▶ _COLLECTED DATA_:
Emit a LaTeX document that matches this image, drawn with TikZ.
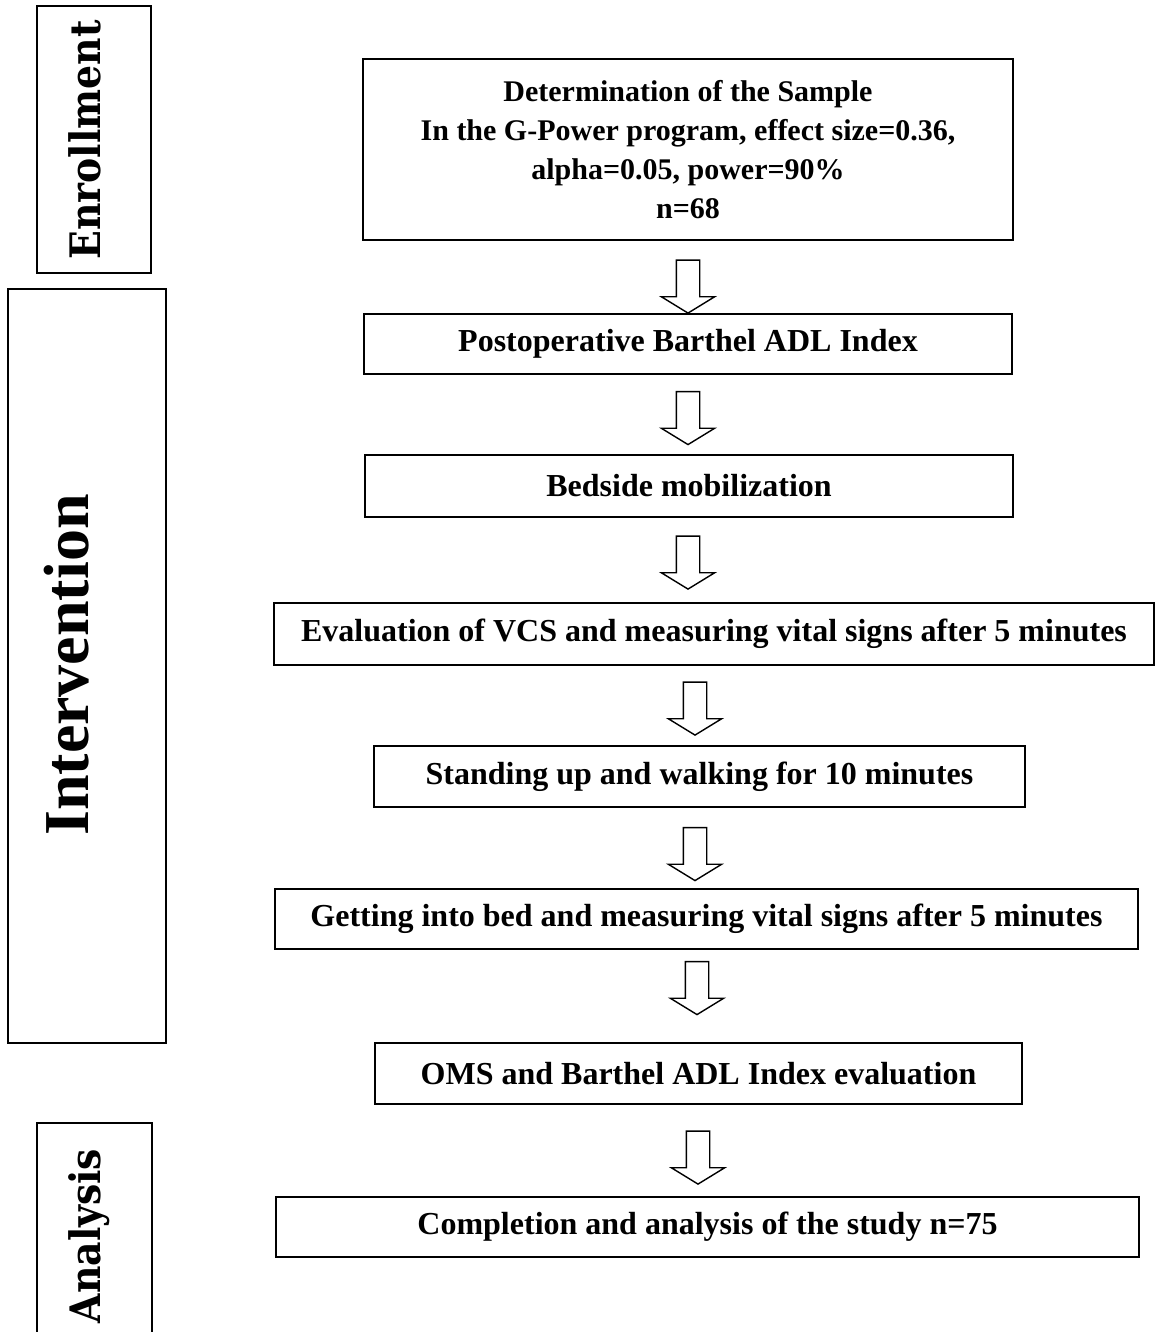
\documentclass[tikz,border=0pt]{standalone}
\usepackage{fontspec}
\setmainfont{Liberation Serif}
\newfontfamily\phasefont{DejaVu Serif}
\usetikzlibrary{shapes.arrows}

\begin{document}
\begin{tikzpicture}[
  x=1pt,y=-1pt,
  stepbox/.style={draw,line width=1.8pt,inner sep=0pt,align=center,
    font=\fontsize{32}{38}\selectfont\bfseries},
  phase/.style={draw,line width=1.6pt,inner sep=0pt},
  phaselab/.style={rotate=90,anchor=base,inner sep=0pt},
  blockarrow/.style={single arrow,draw,line width=1.4pt,shape border rotate=270,
    minimum height=53pt,single arrow head extend=15pt,
    single arrow tip angle=117,inner sep=11pt}
]
\useasboundingbox (0,0) rectangle (1159,1332);
\clip (0,0) rectangle (1159,1332);
% phases on the left
\node[phase,minimum width=114pt,minimum height=267pt] (enr) at (94,139.5) {};
\node[phase,minimum width=158pt,minimum height=754pt] (int) at (87,666) {};
\node[phase,minimum width=115pt,minimum height=237pt] (ana) at (94.5,1241.5) {};
\node[phaselab] (enrlab) at (100,140) {\scalebox{0.9}[1]{\phasefont\fontsize{42}{42}\selectfont\bfseries Enrollment}};
\node[phaselab] (intlab) at (88,665) {\fontsize{64}{64}\selectfont\bfseries Intervention};
\node[phaselab] (analab) at (100,1236) {\scalebox{0.9}[1]{\phasefont\fontsize{42}{42}\selectfont\bfseries Analysis}};
% steps
\node[stepbox,minimum width=650pt,minimum height=181pt,
  font=\fontsize{30}{39}\selectfont\bfseries] (sample) at (688,149.5)
  {Determination of the Sample\\In the G-Power program, effect size=0.36,\\alpha=0.05, power=90\%\\n=68};
\node[stepbox,minimum width=648pt,minimum height=60pt] (post) at (688,344) {Postoperative Barthel ADL Index};
\node[stepbox,minimum width=648pt,minimum height=62pt] (bed) at (689,486) {Bedside mobilization};
\node[stepbox,minimum width=880pt,minimum height=62pt] (eval) at (714,634) {Evaluation of VCS and measuring vital signs after 5 minutes};
\node[stepbox,minimum width=651pt,minimum height=61pt] (stand) at (699.5,776.5) {Standing up and walking for 10 minutes};
\node[stepbox,minimum width=863pt,minimum height=60pt] (getbed) at (706.5,919) {Getting into bed and measuring vital signs after 5 minutes};
\node[stepbox,minimum width=647pt,minimum height=61pt] (oms) at (698.5,1073.5) {OMS and Barthel ADL Index evaluation};
\node[stepbox,minimum width=863pt,minimum height=60pt] (compl) at (707.5,1227) {Completion and analysis of the study n=75};
% arrows between steps
\node[blockarrow] (arr1) at (688,283) {};
\node[blockarrow] (arr2) at (688,414.5) {};
\node[blockarrow] (arr3) at (688,559) {};
\node[blockarrow] (arr4) at (695,705) {};
\node[blockarrow] (arr5) at (695,850.5) {};
\node[blockarrow] (arr6) at (697,984.5) {};
\node[blockarrow] (arr7) at (698,1154) {};
\end{tikzpicture}
\end{document}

▶ _WORK TO BE COMPLETED_: Copy each line in full and exactly, omitting any picture.

▶ _THE RESPONSE_:
Emit a LaTeX document that matches this image, drawn with TikZ.
\documentclass[tikz,border=0pt]{standalone}
\usepackage{fontspec}
\setmainfont{Liberation Serif}
\newfontfamily\phasefont{DejaVu Serif}
\usetikzlibrary{shapes.arrows}

\begin{document}
\begin{tikzpicture}[
  x=1pt,y=-1pt,
  stepbox/.style={draw,line width=1.8pt,inner sep=0pt,align=center,
    font=\fontsize{32}{38}\selectfont\bfseries},
  phase/.style={draw,line width=1.6pt,inner sep=0pt},
  phaselab/.style={rotate=90,anchor=base,inner sep=0pt},
  blockarrow/.style={single arrow,draw,line width=1.4pt,shape border rotate=270,
    minimum height=53pt,single arrow head extend=15pt,
    single arrow tip angle=117,inner sep=11pt}
]
\useasboundingbox (0,0) rectangle (1159,1332);
\clip (0,0) rectangle (1159,1332);
% phases on the left
\node[phase,minimum width=114pt,minimum height=267pt] (enr) at (94,139.5) {};
\node[phase,minimum width=158pt,minimum height=754pt] (int) at (87,666) {};
\node[phase,minimum width=115pt,minimum height=237pt] (ana) at (94.5,1241.5) {};
\node[phaselab] (enrlab) at (100,140) {\scalebox{0.9}[1]{\phasefont\fontsize{42}{42}\selectfont\bfseries Enrollment}};
\node[phaselab] (intlab) at (88,665) {\fontsize{64}{64}\selectfont\bfseries Intervention};
\node[phaselab] (analab) at (100,1236) {\scalebox{0.9}[1]{\phasefont\fontsize{42}{42}\selectfont\bfseries Analysis}};
% steps
\node[stepbox,minimum width=650pt,minimum height=181pt,
  font=\fontsize{30}{39}\selectfont\bfseries] (sample) at (688,149.5)
  {Determination of the Sample\\In the G-Power program, effect size=0.36,\\alpha=0.05, power=90\%\\n=68};
\node[stepbox,minimum width=648pt,minimum height=60pt] (post) at (688,344) {Postoperative Barthel ADL Index};
\node[stepbox,minimum width=648pt,minimum height=62pt] (bed) at (689,486) {Bedside mobilization};
\node[stepbox,minimum width=880pt,minimum height=62pt] (eval) at (714,634) {Evaluation of VCS and measuring vital signs after 5 minutes};
\node[stepbox,minimum width=651pt,minimum height=61pt] (stand) at (699.5,776.5) {Standing up and walking for 10 minutes};
\node[stepbox,minimum width=863pt,minimum height=60pt] (getbed) at (706.5,919) {Getting into bed and measuring vital signs after 5 minutes};
\node[stepbox,minimum width=647pt,minimum height=61pt] (oms) at (698.5,1073.5) {OMS and Barthel ADL Index evaluation};
\node[stepbox,minimum width=863pt,minimum height=60pt] (compl) at (707.5,1227) {Completion and analysis of the study n=75};
% arrows between steps
\node[blockarrow] (arr1) at (688,283) {};
\node[blockarrow] (arr2) at (688,414.5) {};
\node[blockarrow] (arr3) at (688,559) {};
\node[blockarrow] (arr4) at (695,705) {};
\node[blockarrow] (arr5) at (695,850.5) {};
\node[blockarrow] (arr6) at (697,984.5) {};
\node[blockarrow] (arr7) at (698,1154) {};
\end{tikzpicture}
\end{document}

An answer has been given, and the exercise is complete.